◆ **What this task involves**
Repeat the listing in full. Nothing may be added or left out.

◆ **Source excerpt**

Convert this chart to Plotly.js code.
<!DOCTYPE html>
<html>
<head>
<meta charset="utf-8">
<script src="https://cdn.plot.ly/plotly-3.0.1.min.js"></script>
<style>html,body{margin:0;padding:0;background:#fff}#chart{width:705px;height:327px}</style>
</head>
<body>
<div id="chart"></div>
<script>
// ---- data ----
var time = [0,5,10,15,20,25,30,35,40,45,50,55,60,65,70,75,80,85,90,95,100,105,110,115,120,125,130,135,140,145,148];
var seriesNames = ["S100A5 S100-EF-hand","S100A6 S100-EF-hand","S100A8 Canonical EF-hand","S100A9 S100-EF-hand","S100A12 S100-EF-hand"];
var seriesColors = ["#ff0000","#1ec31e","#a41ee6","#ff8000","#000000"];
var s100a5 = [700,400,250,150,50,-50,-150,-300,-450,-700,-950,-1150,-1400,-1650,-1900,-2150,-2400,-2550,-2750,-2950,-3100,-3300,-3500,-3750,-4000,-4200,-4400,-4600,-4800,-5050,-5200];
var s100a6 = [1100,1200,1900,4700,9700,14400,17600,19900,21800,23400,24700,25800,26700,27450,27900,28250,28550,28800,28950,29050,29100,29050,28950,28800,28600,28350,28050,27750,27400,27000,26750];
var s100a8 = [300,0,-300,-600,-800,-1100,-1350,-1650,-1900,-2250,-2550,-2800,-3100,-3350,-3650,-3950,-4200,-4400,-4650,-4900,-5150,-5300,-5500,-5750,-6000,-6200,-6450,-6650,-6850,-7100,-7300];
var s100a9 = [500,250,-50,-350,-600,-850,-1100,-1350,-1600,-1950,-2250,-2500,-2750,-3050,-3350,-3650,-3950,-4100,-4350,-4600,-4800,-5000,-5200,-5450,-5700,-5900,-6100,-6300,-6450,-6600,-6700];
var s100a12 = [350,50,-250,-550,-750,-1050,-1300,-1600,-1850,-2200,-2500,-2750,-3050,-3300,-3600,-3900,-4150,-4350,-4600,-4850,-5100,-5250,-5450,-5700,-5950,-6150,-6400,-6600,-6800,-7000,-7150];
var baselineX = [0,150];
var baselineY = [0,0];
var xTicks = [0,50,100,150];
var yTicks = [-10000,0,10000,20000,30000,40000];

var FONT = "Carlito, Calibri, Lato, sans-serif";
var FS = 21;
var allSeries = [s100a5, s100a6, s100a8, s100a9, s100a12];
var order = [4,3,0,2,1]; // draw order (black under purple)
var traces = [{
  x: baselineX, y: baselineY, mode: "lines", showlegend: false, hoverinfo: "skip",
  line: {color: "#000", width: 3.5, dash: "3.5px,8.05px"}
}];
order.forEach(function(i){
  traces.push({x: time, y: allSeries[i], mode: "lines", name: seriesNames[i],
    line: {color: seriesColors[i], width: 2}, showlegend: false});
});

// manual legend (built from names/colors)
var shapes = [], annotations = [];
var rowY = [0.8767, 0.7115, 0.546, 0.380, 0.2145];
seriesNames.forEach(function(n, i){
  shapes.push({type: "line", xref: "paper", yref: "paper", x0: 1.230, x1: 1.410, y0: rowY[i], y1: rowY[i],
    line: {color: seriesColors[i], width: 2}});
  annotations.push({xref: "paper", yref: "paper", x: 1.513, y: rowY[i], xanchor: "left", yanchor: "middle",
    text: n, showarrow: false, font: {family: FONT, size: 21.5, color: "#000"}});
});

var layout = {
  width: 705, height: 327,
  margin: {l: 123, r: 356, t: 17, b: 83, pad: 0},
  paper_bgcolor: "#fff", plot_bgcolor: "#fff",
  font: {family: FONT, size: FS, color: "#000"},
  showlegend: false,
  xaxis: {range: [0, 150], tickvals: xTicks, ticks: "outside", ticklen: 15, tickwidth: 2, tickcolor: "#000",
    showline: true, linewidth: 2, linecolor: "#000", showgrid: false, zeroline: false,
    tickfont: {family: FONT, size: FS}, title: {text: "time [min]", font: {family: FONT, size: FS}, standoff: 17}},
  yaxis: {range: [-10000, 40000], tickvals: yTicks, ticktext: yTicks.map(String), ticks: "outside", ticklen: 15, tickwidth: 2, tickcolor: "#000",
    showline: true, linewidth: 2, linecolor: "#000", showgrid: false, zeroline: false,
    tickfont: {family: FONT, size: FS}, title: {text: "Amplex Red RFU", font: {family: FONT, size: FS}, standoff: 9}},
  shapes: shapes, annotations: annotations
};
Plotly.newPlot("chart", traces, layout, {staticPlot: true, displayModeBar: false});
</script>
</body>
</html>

◆ **Solution to the problem**
Convert this chart to Plotly.js code.
<!DOCTYPE html>
<html>
<head>
<meta charset="utf-8">
<script src="https://cdn.plot.ly/plotly-3.0.1.min.js"></script>
<style>html,body{margin:0;padding:0;background:#fff}#chart{width:705px;height:327px}</style>
</head>
<body>
<div id="chart"></div>
<script>
// ---- data ----
var time = [0,5,10,15,20,25,30,35,40,45,50,55,60,65,70,75,80,85,90,95,100,105,110,115,120,125,130,135,140,145,148];
var seriesNames = ["S100A5 S100-EF-hand","S100A6 S100-EF-hand","S100A8 Canonical EF-hand","S100A9 S100-EF-hand","S100A12 S100-EF-hand"];
var seriesColors = ["#ff0000","#1ec31e","#a41ee6","#ff8000","#000000"];
var s100a5 = [700,400,250,150,50,-50,-150,-300,-450,-700,-950,-1150,-1400,-1650,-1900,-2150,-2400,-2550,-2750,-2950,-3100,-3300,-3500,-3750,-4000,-4200,-4400,-4600,-4800,-5050,-5200];
var s100a6 = [1100,1200,1900,4700,9700,14400,17600,19900,21800,23400,24700,25800,26700,27450,27900,28250,28550,28800,28950,29050,29100,29050,28950,28800,28600,28350,28050,27750,27400,27000,26750];
var s100a8 = [300,0,-300,-600,-800,-1100,-1350,-1650,-1900,-2250,-2550,-2800,-3100,-3350,-3650,-3950,-4200,-4400,-4650,-4900,-5150,-5300,-5500,-5750,-6000,-6200,-6450,-6650,-6850,-7100,-7300];
var s100a9 = [500,250,-50,-350,-600,-850,-1100,-1350,-1600,-1950,-2250,-2500,-2750,-3050,-3350,-3650,-3950,-4100,-4350,-4600,-4800,-5000,-5200,-5450,-5700,-5900,-6100,-6300,-6450,-6600,-6700];
var s100a12 = [350,50,-250,-550,-750,-1050,-1300,-1600,-1850,-2200,-2500,-2750,-3050,-3300,-3600,-3900,-4150,-4350,-4600,-4850,-5100,-5250,-5450,-5700,-5950,-6150,-6400,-6600,-6800,-7000,-7150];
var baselineX = [0,150];
var baselineY = [0,0];
var xTicks = [0,50,100,150];
var yTicks = [-10000,0,10000,20000,30000,40000];

var FONT = "Carlito, Calibri, Lato, sans-serif";
var FS = 21;
var allSeries = [s100a5, s100a6, s100a8, s100a9, s100a12];
var order = [4,3,0,2,1]; // draw order (black under purple)
var traces = [{
  x: baselineX, y: baselineY, mode: "lines", showlegend: false, hoverinfo: "skip",
  line: {color: "#000", width: 3.5, dash: "3.5px,8.05px"}
}];
order.forEach(function(i){
  traces.push({x: time, y: allSeries[i], mode: "lines", name: seriesNames[i],
    line: {color: seriesColors[i], width: 2}, showlegend: false});
});

// manual legend (built from names/colors)
var shapes = [], annotations = [];
var rowY = [0.8767, 0.7115, 0.546, 0.380, 0.2145];
seriesNames.forEach(function(n, i){
  shapes.push({type: "line", xref: "paper", yref: "paper", x0: 1.230, x1: 1.410, y0: rowY[i], y1: rowY[i],
    line: {color: seriesColors[i], width: 2}});
  annotations.push({xref: "paper", yref: "paper", x: 1.513, y: rowY[i], xanchor: "left", yanchor: "middle",
    text: n, showarrow: false, font: {family: FONT, size: 21.5, color: "#000"}});
});

var layout = {
  width: 705, height: 327,
  margin: {l: 123, r: 356, t: 17, b: 83, pad: 0},
  paper_bgcolor: "#fff", plot_bgcolor: "#fff",
  font: {family: FONT, size: FS, color: "#000"},
  showlegend: false,
  xaxis: {range: [0, 150], tickvals: xTicks, ticks: "outside", ticklen: 15, tickwidth: 2, tickcolor: "#000",
    showline: true, linewidth: 2, linecolor: "#000", showgrid: false, zeroline: false,
    tickfont: {family: FONT, size: FS}, title: {text: "time [min]", font: {family: FONT, size: FS}, standoff: 17}},
  yaxis: {range: [-10000, 40000], tickvals: yTicks, ticktext: yTicks.map(String), ticks: "outside", ticklen: 15, tickwidth: 2, tickcolor: "#000",
    showline: true, linewidth: 2, linecolor: "#000", showgrid: false, zeroline: false,
    tickfont: {family: FONT, size: FS}, title: {text: "Amplex Red RFU", font: {family: FONT, size: FS}, standoff: 9}},
  shapes: shapes, annotations: annotations
};
Plotly.newPlot("chart", traces, layout, {staticPlot: true, displayModeBar: false});
</script>
</body>
</html>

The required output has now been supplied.